A year later, now in big-league camp, Madrigal is essentially again at practice. He’s starting occasionally, but mostly subbing in halfway through, playing alongside other prospects wearing uniform numbers in the 90s, when the typically low intensity of spring training games has shifted down yet another gear. Placed in this environment, he stands out a bit.

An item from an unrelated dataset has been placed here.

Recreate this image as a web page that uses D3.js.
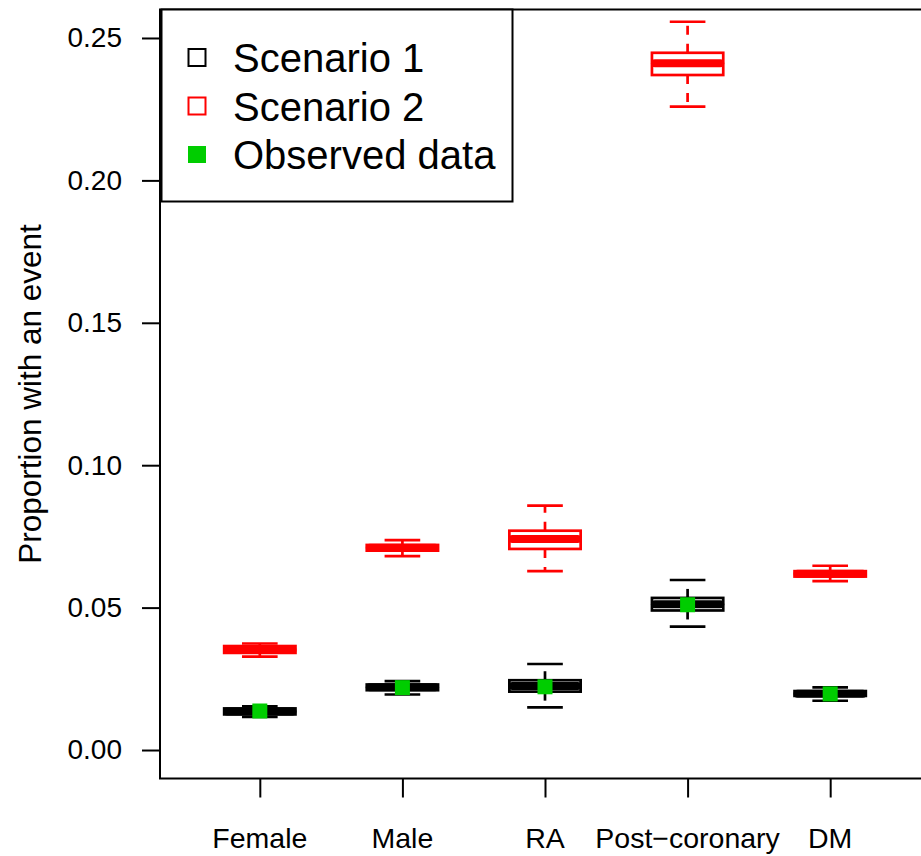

Madrigal was vocally bummed when the Sox lost in his Cactus League debut, a split-squad game, by a single run to Oakland. A few days later against Kansas City, after reaching across his body to snag a throw drifting toward the third base side, Madrigal spun around to put a tag on Nicky Lopez as he tried to steal second. When the umpire ruled Lopez safe, Madrigal eagerly showed him the ball in his glove in case he had missed it, or made a mistake. Against San Francisco, Madrigal implored the home plate umpire to appeal to first base after he ruled his check-swing a strike. Pushed to an 0-2 count, Madrigal was forced into a defensive swing to protect the corner on an outside pitch, popped it up weakly to right, and flung his bat in such frustration it nearly rolled into the Giants dugout. It was nothing unusual to see in the ninth inning of a tied game, it’s just unusual to see in February.

“A loss still hurts just as much as a regular season loss,” Madrigal said. “If someone’s keeping score, if someone’s out there watching, especially people in the stands, I’m going to try to go as hard as I can. That’s the way I was raised.”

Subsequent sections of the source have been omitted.